PERDUE: Common Core is not going to solve the education problem in this country. No Child Left Behind didn’t. Race to the Top didn’t. Common Core will not. … Common Core, at its best, is now a distraction from a debate around what the real issues are, and that is how do we get our kids to read by fourth grade, how do we get them to stay in school, how do we get them to be proficient in math and science and to be meaningful players in the economy when they get out.
MARIETTA — After spending more than 20 years in the U.S. House of Representatives, Jack Kingston believes he’s prepared to represent Georgia as a U.S. senator.

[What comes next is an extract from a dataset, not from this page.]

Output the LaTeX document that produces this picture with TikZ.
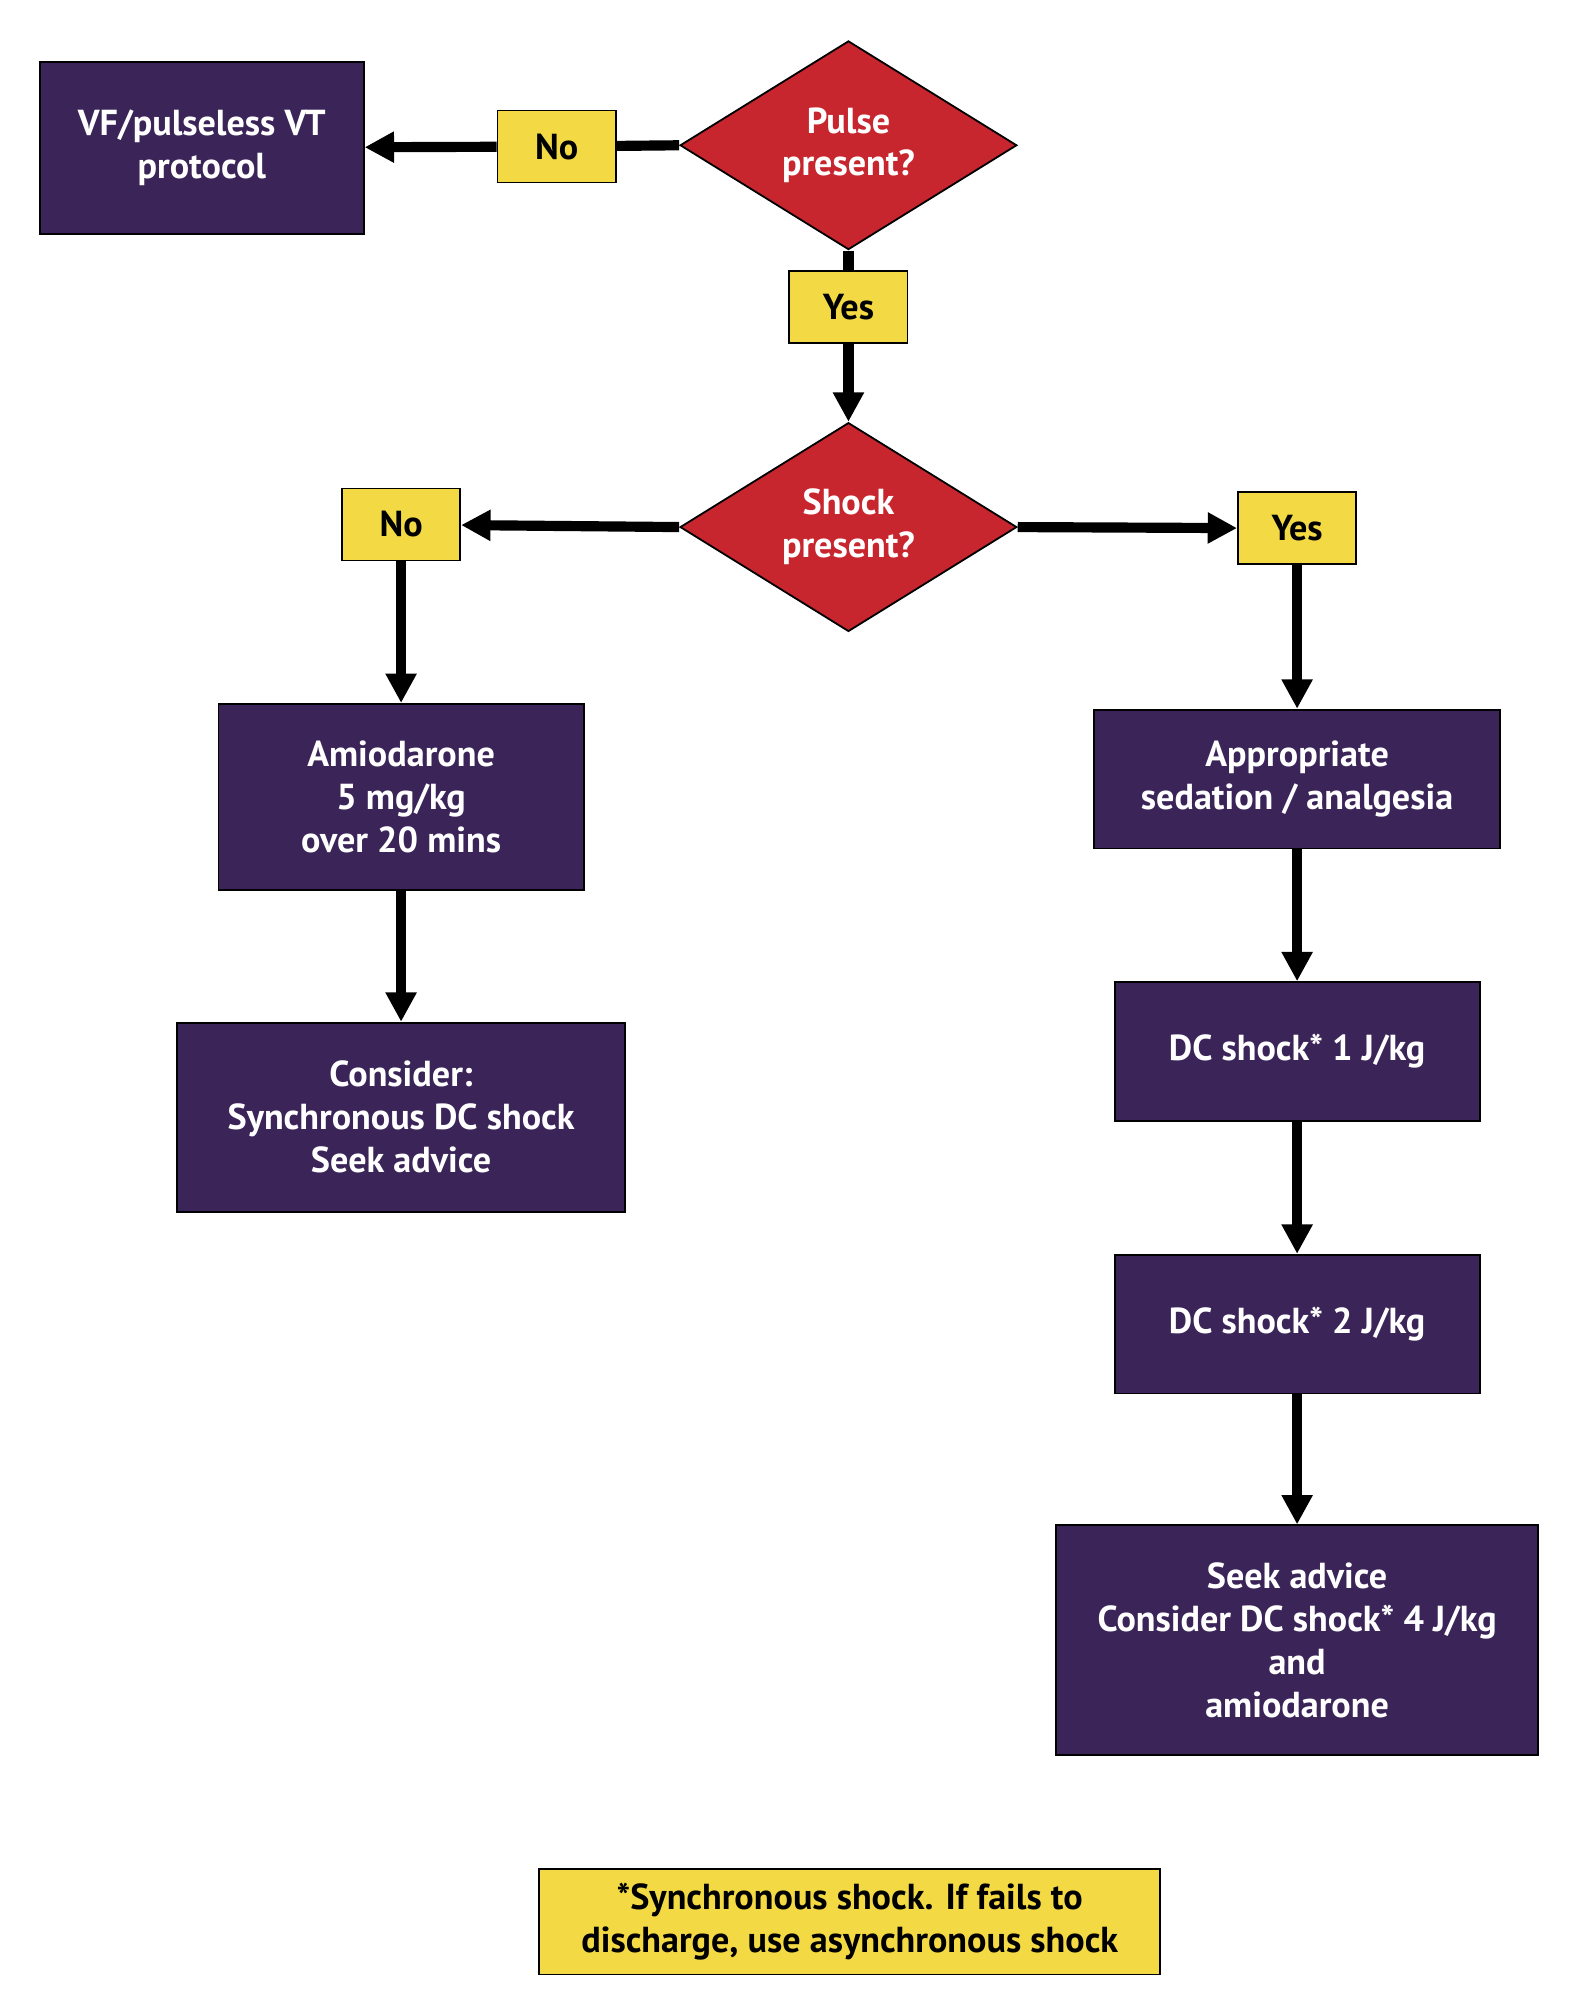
\documentclass[tikz,border=0pt]{standalone}
\usepackage{fontspec}
\setmainfont{PT Sans}
\usetikzlibrary{shapes.geometric,arrows.meta}
\definecolor{boxpurple}{HTML}{3B2458}
\definecolor{diared}{HTML}{C8262E}
\definecolor{labyellow}{HTML}{F3DA44}
\tikzset{
  base/.style={draw=black,line width=0.8pt,font=\fontsize{16}{19}\selectfont\bfseries,align=center,inner sep=0pt},
  action/.style={base,fill=boxpurple,text=white},
  test/.style={base,shape=diamond,fill=diared,text=white,minimum width=5.24cm,minimum height=2.92cm},
  tag/.style={base,fill=labyellow,text=black,minimum width=1.84cm,minimum height=1.12cm},
  flow/.style={line width=4.5pt,-{Triangle[width=13pt,length=13pt]}},
  link/.style={line width=4.5pt}
}
\begin{document}
\begin{tikzpicture}[x=0.02cm,y=-0.02cm]
\useasboundingbox (0,0) rectangle (1240,1562);
% decisions
\node[test] (pulse) at (660,113) {Pulse\\present?};
\node[test] (shock) at (660,410) {Shock\\present?};
% labels
\node[tag] (no1) at (433,114) {No};
\node[tag] (yes1) at (660,239) {Yes};
\node[tag] (no2) at (312,408) {No};
\node[tag] (yes2) at (1009,411) {Yes};
% boxes
\node[action,minimum width=5.04cm,minimum height=2.68cm] (vf) at (157,115) {VF/pulseless VT\\protocol};
\node[action,minimum width=5.68cm,minimum height=2.9cm] (amio) at (312,620) {Amiodarone\\5 mg/kg\\over 20 mins};
\node[action,minimum width=6.98cm,minimum height=2.94cm] (cons) at (312,869) {Consider:\\Synchronous DC shock\\Seek advice};
\node[action,minimum width=6.32cm,minimum height=2.16cm] (sed) at (1009,606) {Appropriate\\sedation / analgesia};
\node[action,minimum width=5.68cm,minimum height=2.16cm] (dc1) at (1009,818) {DC shock* 1 J/kg};
\node[action,minimum width=5.68cm,minimum height=2.16cm] (dc2) at (1009,1030) {DC shock* 2 J/kg};
\node[action,minimum width=7.5cm,minimum height=3.58cm] (seek) at (1009,1276) {Seek advice\\Consider DC shock* 4 J/kg\\and\\amiodarone};
\node[tag,minimum width=9.66cm,minimum height=1.64cm] (note) at (661,1495) {*Synchronous shock. If fails to\\discharge, use asynchronous shock};
% connectors
\draw[link] (pulse.west) -- (no1);
\draw[flow] (no1) -- (vf);
\draw[link] (pulse.south) -- (yes1);
\draw[flow] (yes1) -- (shock.north);
\draw[flow] (shock.west) -- (no2);
\draw[flow] (shock.east) -- (yes2);
\draw[flow] (no2) -- (amio);
\draw[flow] (amio) -- (cons);
\draw[flow] (yes2) -- (sed);
\draw[flow] (sed) -- (dc1);
\draw[flow] (dc1) -- (dc2);
\draw[flow] (dc2) -- (seek);
\end{tikzpicture}
\end{document}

“I think people are more focused on issues rather than just name ID and creating a following,” said Kingston. “It started with (seven) candidates; there was a lot of confusion over who’s who. Now, people want to get more in the weeds on where are you on this or that kind of issue. People invite the debate now, and that’s healthy.”
Kingston faces businessman David Perdue July 22 in the Republican runoff for Georgia’s open Senate seat. The winner faces Democrat Michelle Nunn, daughter of former Senator Sam Nunn, Nov. 4.
Kingston said he’s a soldier fighting for the conservative cause. In contrast, he said, Perdue never voted in a Republican primary before deciding to run for Senate.
“I don’t apologize for the fact that while I was fighting Obamacare, he sat on a board that said we needed a national solution for the uninsured,” Kingston said. “I don’t apologize for the fact that while I was fighting the stimulus bill — both Obama’s and Bush’s, I might add — he was taking stimulus money on the board of Alliant Energy. I don’t apologize for the fact that I’ve been fighting amnesty and he sat on the board of the National Retailers Association and said the Senate amnesty bill was a step in the right direction.”
Perdue has criticized Kingston’s endorsement from the U.S. Chamber of Commerce, saying the group disagrees with him on amnesty and Common Core.